Üniversite Kampüsüne 'Gelengi' Heykelleri Dikilecek
Erciyes Üniversitesi Rektörü Keleştemur 'Anadolu sincabı' olarak bilenen, kampüs alanında fazla olan gelengilerin heykellerinin çeşitli yerlere dikileceğini söyledi.
Erciyes Üniversitesi Rektörü Prof. Dr. Fahrettin Keleştemur 'Anadolu sincabı' olarak bilenen, kampüs alanında oldukça fazla olan gelengilerin heykellerinin çeşitli yerlere dikilerek, hayvan sevgisine dikkat çekeceklerini, bu amaçla çeşitli maketler hazırlandığını açıkladı.
ERÜ kampusünün içinden geçen yoldaki refüje, 'Dikkat Gelengi Çıkabilir' yazılı levhalar konulduğunun altını çizen ERÜ Rektörü Prof.
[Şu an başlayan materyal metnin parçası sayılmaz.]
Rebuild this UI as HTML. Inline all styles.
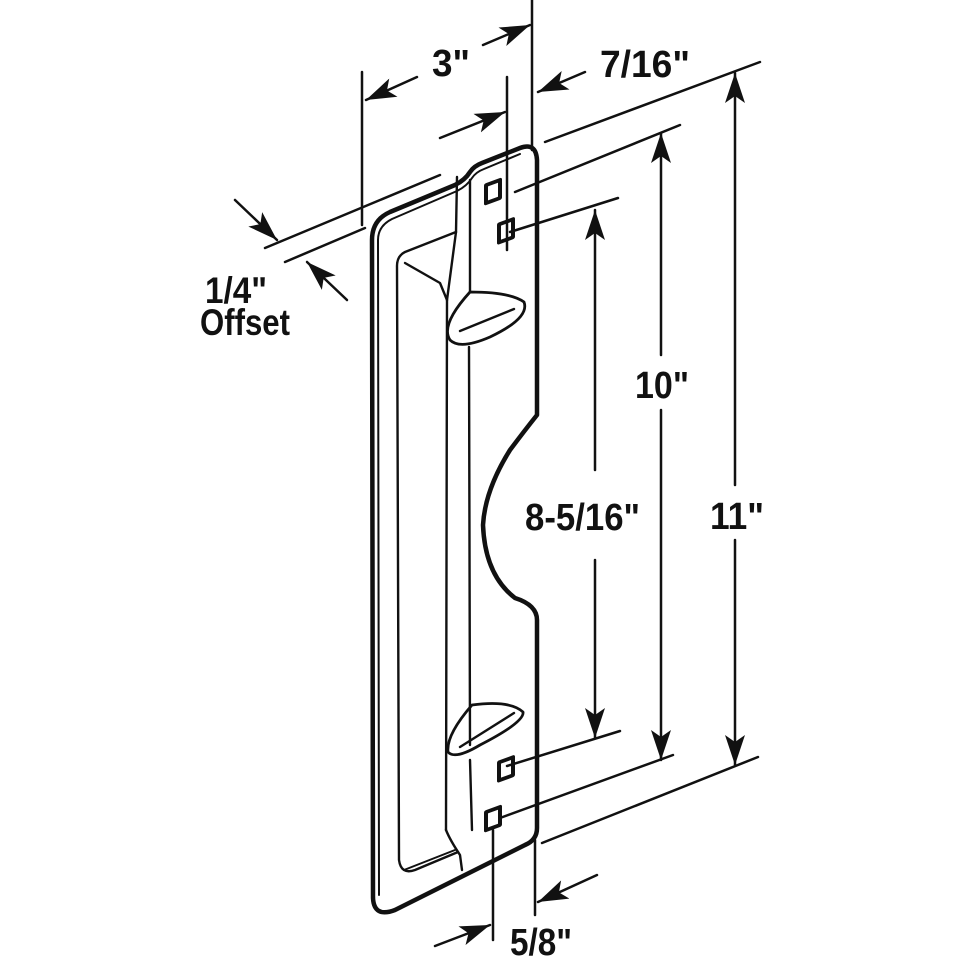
<!DOCTYPE html>
<html><head><meta charset="utf-8"><style>
html,body{margin:0;padding:0;background:#fff;}
svg{display:block}
text{font-family:"Liberation Sans",sans-serif;font-weight:bold;fill:#111;}
</style></head><body>
<svg width="960" height="960" viewBox="0 0 960 960" xmlns="http://www.w3.org/2000/svg">
<defs>
<marker id="a" viewBox="0 0 30 20" refX="30" refY="10" markerWidth="30" markerHeight="20" markerUnits="userSpaceOnUse" orient="auto">
<path d="M0,0 L30,10 L0,20 L7,10 Z" fill="#111"/>
</marker>
</defs>
<g fill="none" stroke="#111" stroke-linecap="round" stroke-linejoin="round">
<path d="M372,240 Q372,220 390,212 L455,185 Q465,180 470,172 Q474,166 482,163 L520,148 Q536,142 537,160 L537,415 Q525,430 510,450 Q485,490 483,525 Q485,575 515,598 Q537,605 537,620 L537,828 Q537,840 525,845 L395,910 Q374,918 373,898 Z" stroke-width="4.5"/>
<path d="M378,240 Q378,226 392,219 L457,191 Q467,186 472,178 Q476,172 484,169 L520,154" stroke-width="2"/>
<path d="M378,240 L379,895" stroke-width="2"/>
<path d="M456,232 L405,252 Q397,256 397,266 L399,860 Q401,875 415,870 L458,852" stroke-width="2.4"/>
<path d="M405,263 L440,283 L447,300" stroke-width="2.4"/>
<path d="M457,177 L456,232 L447,300 L446,830" stroke-width="2.4"/>
<path d="M470,180 L470,292" stroke-width="2.4"/>
<path d="M469,347 L470,745" stroke-width="2.4"/>
<path d="M470,292 Q510,292 524,302 Q530,318 490,337 Q460,350 450,340 Q440,325 470,292 Z" stroke-width="2.8"/>
<path d="M460,331 L514,309" stroke-width="2.4"/>
<path d="M472,705 Q510,700 523,712 Q525,722 480,745 Q455,760 448,752 Q446,735 472,705 Z" stroke-width="2.8"/>
<path d="M460,747 L514,713" stroke-width="2.4"/>
<path d="M446,830 Q450,840 460,855 L462,870" stroke-width="2.4"/>
<path d="M404,870 L455,850" stroke-width="2"/>
<path d="M470,760 L472,830" stroke-width="2.4"/>
<g stroke-width="4">
<rect x="486" y="185" width="14" height="18" transform="skewY(-20) translate(0,177)"/>
<rect x="499" y="224" width="14" height="18" transform="skewY(-20) translate(0,182)"/>
<rect x="499" y="762" width="14" height="18" transform="skewY(-20) translate(0,182)"/>
<rect x="486" y="812" width="14" height="18" transform="skewY(-20) translate(0,177)"/>
</g>
<g stroke-width="2.5">
<path d="M532,0 L532,150"/>
<path d="M535,840 L535,915"/>
<path d="M507,77 L507,250"/>
<path d="M493,830 L493,940"/>
<path d="M362,72 L362,225"/>
<path d="M265,248 L440,175"/>
<path d="M285,262 L365,228"/>
<path d="M545,142 L760,62"/>
<path d="M515,192 L680,125"/>
<path d="M510,232 L618,198"/>
<path d="M507,766 L620,731"/>
<path d="M500,818 L673,755"/>
<path d="M542,843 L758,757"/>
<path d="M417,77 L366,100" marker-end="url(#a)"/>
<path d="M483,45 L530,25" marker-end="url(#a)"/>
<path d="M440,138 L505,112" marker-end="url(#a)"/>
<path d="M585,72 L538,92" marker-end="url(#a)"/>
<path d="M235,200 L277,240" marker-end="url(#a)"/>
<path d="M347,300 L307,262" marker-end="url(#a)"/>
<path d="M435,946 L490,925" marker-end="url(#a)"/>
<path d="M597,875 L538,902" marker-end="url(#a)"/>
<path d="M595,470 L595,210" marker-end="url(#a)"/>
<path d="M595,560 L595,738" marker-end="url(#a)"/>
<path d="M661,355 L661,133" marker-end="url(#a)"/>
<path d="M661,410 L661,760" marker-end="url(#a)"/>
<path d="M735,485 L735,73" marker-end="url(#a)"/>
<path d="M735,540 L735,765" marker-end="url(#a)"/>
</g>
</g>
<text x="432" y="76" font-size="38" textLength="38" lengthAdjust="spacingAndGlyphs">3"</text>
<text x="600" y="77" font-size="38" textLength="90" lengthAdjust="spacingAndGlyphs">7/16"</text>
<text x="205" y="303" font-size="37" textLength="62" lengthAdjust="spacingAndGlyphs">1/4"</text>
<text x="200" y="335" font-size="37" textLength="90" lengthAdjust="spacingAndGlyphs">Offset</text>
<text x="635" y="398" font-size="38" textLength="54" lengthAdjust="spacingAndGlyphs">10"</text>
<text x="525" y="530" font-size="38" textLength="115" lengthAdjust="spacingAndGlyphs">8-5/16"</text>
<text x="710" y="529" font-size="38" textLength="54" lengthAdjust="spacingAndGlyphs">11"</text>
<text x="510" y="955" font-size="38" textLength="62" lengthAdjust="spacingAndGlyphs">5/8"</text>
</svg>
</body></html>
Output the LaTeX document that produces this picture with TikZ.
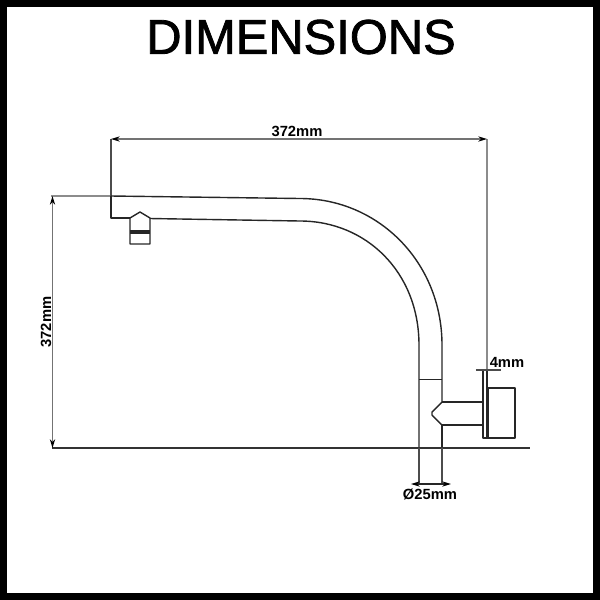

Dr. Fahrettin Keleştemur, 'Anadolu sincabı' olarak da bilinen gelengilerin araçların altında ezilmemesi için sürücülerin dikkatli olması amacıyla levhaları koyduk. Kampus alanında Rektörlük binası ile Türkan-Tuncer Hasçalık Turizm İşletmeciliği ve Otelcilik Yüksekokulu arasındaki ana yoldaki refüje, 'Anadolu sincabı' olarak da bilinen halk arasında gelengi denilen hayvanların araçların altında ezilmemesi için uyarıcı bir levhalar yerleştirdik. Kampus alanında Rektörlük binası ve çevresindeki çim ve toprak bir alanı hiçbir düzenleme yapılmadan doğal haliyle gelengilere bıraktık." Dedi.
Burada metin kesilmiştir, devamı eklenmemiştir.